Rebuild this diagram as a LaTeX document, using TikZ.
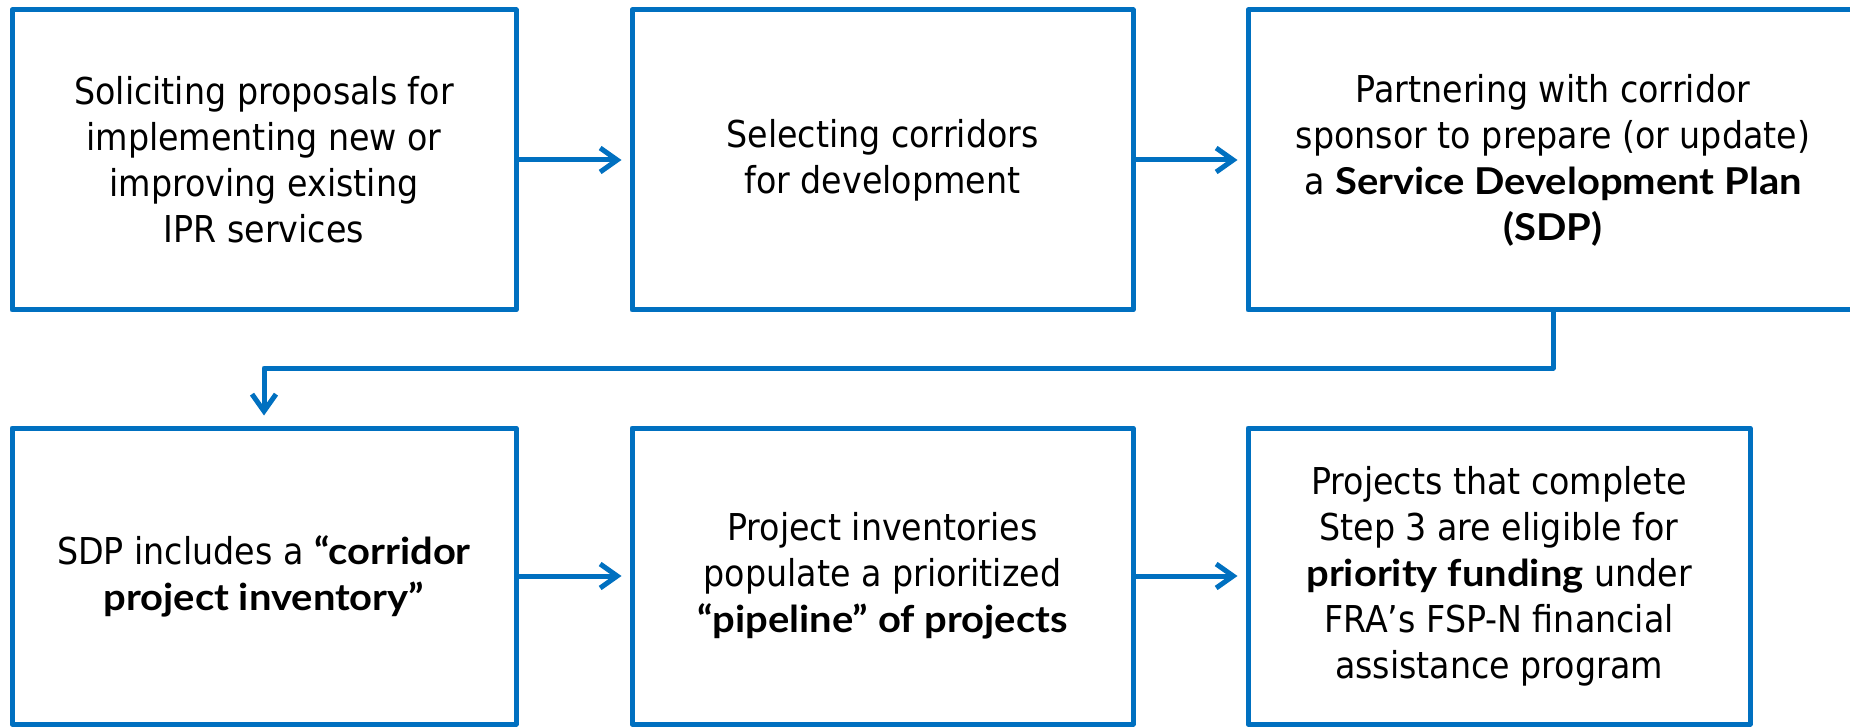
\documentclass[tikz,border=0pt]{standalone}
\usepackage{fontspec}
\setmainfont{DejaVu Sans}[FakeStretch=0.9]
\newfontfamily\latofam{Lato}[FakeStretch=1.08]
\newcommand\bsp[1]{{\latofam\bfseries #1}}
\usetikzlibrary{arrows.meta}
\definecolor{fblue}{HTML}{0070C0}
\tikzset{
  stepbox/.style={draw=fblue, line width=5pt, line join=round, rectangle,
    align=center, inner sep=0pt, font=\fontsize{37}{46}\selectfont, text=black},
  flow/.style={draw=fblue, line width=5pt, line join=round,
    -{Straight Barb[length=17pt,width=24pt]}, shorten >=8pt}
}
\begin{document}
\begin{tikzpicture}[x=1pt,y=-1pt]
\useasboundingbox (0,0) rectangle (1850,727);
\node[stepbox, minimum width=504pt, minimum height=300pt] (b1) at (264,160)
  {Soliciting proposals for\\implementing new or\\improving existing\\IPR services};
\node[stepbox, minimum width=501pt, minimum height=300pt] (b2) at (882.5,160)
  {Selecting corridors\\for development};
\node[stepbox, minimum width=610pt, minimum height=300pt] (b3) at (1553,160)
  {Partnering with corridor\\sponsor to prepare (or update)\\a \bsp{Service Development Plan}\\\bsp{(SDP)}};
\node[stepbox, minimum width=504pt, minimum height=296pt] (b4) at (264,576)
  {SDP includes a \bsp{“corridor}\\\bsp{project inventory”}};
\node[stepbox, minimum width=501pt, minimum height=296pt] (b5) at (882.5,576)
  {Project inventories\\populate a prioritized\\\bsp{“pipeline” of projects}};
\node[stepbox, minimum width=502pt, minimum height=296pt] (b6) at (1499,576)
  {Projects that complete\\Step 3 are eligible for\\\bsp{priority funding} under\\FRA’s FSP-N financial\\assistance program};
\coordinate (elb) at (0,368);
\draw[flow] (b1.east) -- (b2.west);
\draw[flow] (b2.east) -- (b3.west);
\draw[flow, shorten >=10pt] (b3.south) -- (b3.south |- elb) -| (b4.north);
\draw[flow] (b4.east) -- (b5.west);
\draw[flow] (b5.east) -- (b6.west);
\end{tikzpicture}
\end{document}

────

__Objective__
Reproduce the material above in full, exactly, with no images.

__Result of this task__
Rebuild this diagram as a LaTeX document, using TikZ.
\documentclass[tikz,border=0pt]{standalone}
\usepackage{fontspec}
\setmainfont{DejaVu Sans}[FakeStretch=0.9]
\newfontfamily\latofam{Lato}[FakeStretch=1.08]
\newcommand\bsp[1]{{\latofam\bfseries #1}}
\usetikzlibrary{arrows.meta}
\definecolor{fblue}{HTML}{0070C0}
\tikzset{
  stepbox/.style={draw=fblue, line width=5pt, line join=round, rectangle,
    align=center, inner sep=0pt, font=\fontsize{37}{46}\selectfont, text=black},
  flow/.style={draw=fblue, line width=5pt, line join=round,
    -{Straight Barb[length=17pt,width=24pt]}, shorten >=8pt}
}
\begin{document}
\begin{tikzpicture}[x=1pt,y=-1pt]
\useasboundingbox (0,0) rectangle (1850,727);
\node[stepbox, minimum width=504pt, minimum height=300pt] (b1) at (264,160)
  {Soliciting proposals for\\implementing new or\\improving existing\\IPR services};
\node[stepbox, minimum width=501pt, minimum height=300pt] (b2) at (882.5,160)
  {Selecting corridors\\for development};
\node[stepbox, minimum width=610pt, minimum height=300pt] (b3) at (1553,160)
  {Partnering with corridor\\sponsor to prepare (or update)\\a \bsp{Service Development Plan}\\\bsp{(SDP)}};
\node[stepbox, minimum width=504pt, minimum height=296pt] (b4) at (264,576)
  {SDP includes a \bsp{“corridor}\\\bsp{project inventory”}};
\node[stepbox, minimum width=501pt, minimum height=296pt] (b5) at (882.5,576)
  {Project inventories\\populate a prioritized\\\bsp{“pipeline” of projects}};
\node[stepbox, minimum width=502pt, minimum height=296pt] (b6) at (1499,576)
  {Projects that complete\\Step 3 are eligible for\\\bsp{priority funding} under\\FRA’s FSP-N financial\\assistance program};
\coordinate (elb) at (0,368);
\draw[flow] (b1.east) -- (b2.west);
\draw[flow] (b2.east) -- (b3.west);
\draw[flow, shorten >=10pt] (b3.south) -- (b3.south |- elb) -| (b4.north);
\draw[flow] (b4.east) -- (b5.west);
\draw[flow] (b5.east) -- (b6.west);
\end{tikzpicture}
\end{document}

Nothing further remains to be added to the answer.